▶ **DIRECTIONS**:
Print the lines of the data, starting with the first, up to and including the line where "39, 41, 43]" appears.

···

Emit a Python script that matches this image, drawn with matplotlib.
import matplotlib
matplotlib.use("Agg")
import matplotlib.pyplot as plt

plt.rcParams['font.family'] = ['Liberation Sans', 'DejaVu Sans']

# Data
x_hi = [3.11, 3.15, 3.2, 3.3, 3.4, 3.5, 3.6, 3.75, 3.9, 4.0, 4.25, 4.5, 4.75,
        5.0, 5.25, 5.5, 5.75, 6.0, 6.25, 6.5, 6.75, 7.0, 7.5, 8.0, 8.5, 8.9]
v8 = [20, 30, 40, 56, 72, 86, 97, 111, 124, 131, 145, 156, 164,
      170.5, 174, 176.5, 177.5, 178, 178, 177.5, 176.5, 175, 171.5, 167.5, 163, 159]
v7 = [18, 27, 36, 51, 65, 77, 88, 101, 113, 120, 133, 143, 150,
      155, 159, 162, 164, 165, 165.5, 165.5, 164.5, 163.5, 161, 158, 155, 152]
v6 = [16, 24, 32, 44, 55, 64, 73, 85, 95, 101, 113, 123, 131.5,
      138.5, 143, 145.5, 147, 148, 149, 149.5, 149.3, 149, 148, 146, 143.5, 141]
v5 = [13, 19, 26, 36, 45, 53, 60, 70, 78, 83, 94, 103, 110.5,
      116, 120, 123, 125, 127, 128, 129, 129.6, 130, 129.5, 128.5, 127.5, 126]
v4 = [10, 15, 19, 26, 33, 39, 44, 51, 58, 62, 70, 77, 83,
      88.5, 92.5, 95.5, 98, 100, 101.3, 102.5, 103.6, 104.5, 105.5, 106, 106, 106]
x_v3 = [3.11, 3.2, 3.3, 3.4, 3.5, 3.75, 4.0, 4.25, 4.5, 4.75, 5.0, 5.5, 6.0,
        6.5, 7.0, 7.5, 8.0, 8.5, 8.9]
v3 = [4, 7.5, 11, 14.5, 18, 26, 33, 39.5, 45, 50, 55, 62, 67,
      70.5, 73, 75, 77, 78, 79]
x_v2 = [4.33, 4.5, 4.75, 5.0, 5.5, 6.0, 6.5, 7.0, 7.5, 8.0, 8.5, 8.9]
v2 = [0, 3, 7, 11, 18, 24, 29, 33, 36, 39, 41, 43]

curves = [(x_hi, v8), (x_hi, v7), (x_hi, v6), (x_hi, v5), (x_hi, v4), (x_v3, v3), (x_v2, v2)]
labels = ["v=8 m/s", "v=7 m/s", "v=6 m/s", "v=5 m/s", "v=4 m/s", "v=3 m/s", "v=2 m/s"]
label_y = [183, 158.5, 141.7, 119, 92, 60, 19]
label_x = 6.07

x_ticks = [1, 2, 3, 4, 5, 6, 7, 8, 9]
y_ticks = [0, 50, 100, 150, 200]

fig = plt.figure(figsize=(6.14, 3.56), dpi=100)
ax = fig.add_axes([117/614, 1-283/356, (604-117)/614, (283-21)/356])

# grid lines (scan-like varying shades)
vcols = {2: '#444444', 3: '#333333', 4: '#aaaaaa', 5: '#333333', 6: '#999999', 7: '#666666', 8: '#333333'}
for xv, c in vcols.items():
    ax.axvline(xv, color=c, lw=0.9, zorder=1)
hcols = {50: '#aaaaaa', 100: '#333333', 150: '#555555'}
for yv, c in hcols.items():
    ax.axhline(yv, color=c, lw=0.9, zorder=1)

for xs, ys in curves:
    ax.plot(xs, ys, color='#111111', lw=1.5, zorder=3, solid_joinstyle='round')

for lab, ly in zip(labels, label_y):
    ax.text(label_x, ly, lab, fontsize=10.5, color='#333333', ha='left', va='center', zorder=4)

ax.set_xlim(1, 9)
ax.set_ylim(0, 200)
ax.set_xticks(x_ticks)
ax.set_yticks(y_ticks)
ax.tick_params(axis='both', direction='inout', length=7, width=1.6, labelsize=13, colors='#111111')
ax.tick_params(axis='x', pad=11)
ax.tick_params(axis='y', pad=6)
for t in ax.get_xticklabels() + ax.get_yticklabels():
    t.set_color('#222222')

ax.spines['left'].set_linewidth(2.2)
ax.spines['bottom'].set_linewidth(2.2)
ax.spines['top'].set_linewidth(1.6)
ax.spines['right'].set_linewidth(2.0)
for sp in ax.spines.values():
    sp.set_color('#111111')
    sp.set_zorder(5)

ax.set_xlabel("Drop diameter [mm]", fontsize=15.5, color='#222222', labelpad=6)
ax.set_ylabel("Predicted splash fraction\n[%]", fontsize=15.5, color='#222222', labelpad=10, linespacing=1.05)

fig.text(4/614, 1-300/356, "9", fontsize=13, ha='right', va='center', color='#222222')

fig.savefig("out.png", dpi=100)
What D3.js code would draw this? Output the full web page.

···

▶ **RESPONSE TO THE EXERCISE**:
Emit a Python script that matches this image, drawn with matplotlib.
import matplotlib
matplotlib.use("Agg")
import matplotlib.pyplot as plt

plt.rcParams['font.family'] = ['Liberation Sans', 'DejaVu Sans']

# Data
x_hi = [3.11, 3.15, 3.2, 3.3, 3.4, 3.5, 3.6, 3.75, 3.9, 4.0, 4.25, 4.5, 4.75,
        5.0, 5.25, 5.5, 5.75, 6.0, 6.25, 6.5, 6.75, 7.0, 7.5, 8.0, 8.5, 8.9]
v8 = [20, 30, 40, 56, 72, 86, 97, 111, 124, 131, 145, 156, 164,
      170.5, 174, 176.5, 177.5, 178, 178, 177.5, 176.5, 175, 171.5, 167.5, 163, 159]
v7 = [18, 27, 36, 51, 65, 77, 88, 101, 113, 120, 133, 143, 150,
      155, 159, 162, 164, 165, 165.5, 165.5, 164.5, 163.5, 161, 158, 155, 152]
v6 = [16, 24, 32, 44, 55, 64, 73, 85, 95, 101, 113, 123, 131.5,
      138.5, 143, 145.5, 147, 148, 149, 149.5, 149.3, 149, 148, 146, 143.5, 141]
v5 = [13, 19, 26, 36, 45, 53, 60, 70, 78, 83, 94, 103, 110.5,
      116, 120, 123, 125, 127, 128, 129, 129.6, 130, 129.5, 128.5, 127.5, 126]
v4 = [10, 15, 19, 26, 33, 39, 44, 51, 58, 62, 70, 77, 83,
      88.5, 92.5, 95.5, 98, 100, 101.3, 102.5, 103.6, 104.5, 105.5, 106, 106, 106]
x_v3 = [3.11, 3.2, 3.3, 3.4, 3.5, 3.75, 4.0, 4.25, 4.5, 4.75, 5.0, 5.5, 6.0,
        6.5, 7.0, 7.5, 8.0, 8.5, 8.9]
v3 = [4, 7.5, 11, 14.5, 18, 26, 33, 39.5, 45, 50, 55, 62, 67,
      70.5, 73, 75, 77, 78, 79]
x_v2 = [4.33, 4.5, 4.75, 5.0, 5.5, 6.0, 6.5, 7.0, 7.5, 8.0, 8.5, 8.9]
v2 = [0, 3, 7, 11, 18, 24, 29, 33, 36, 39, 41, 43]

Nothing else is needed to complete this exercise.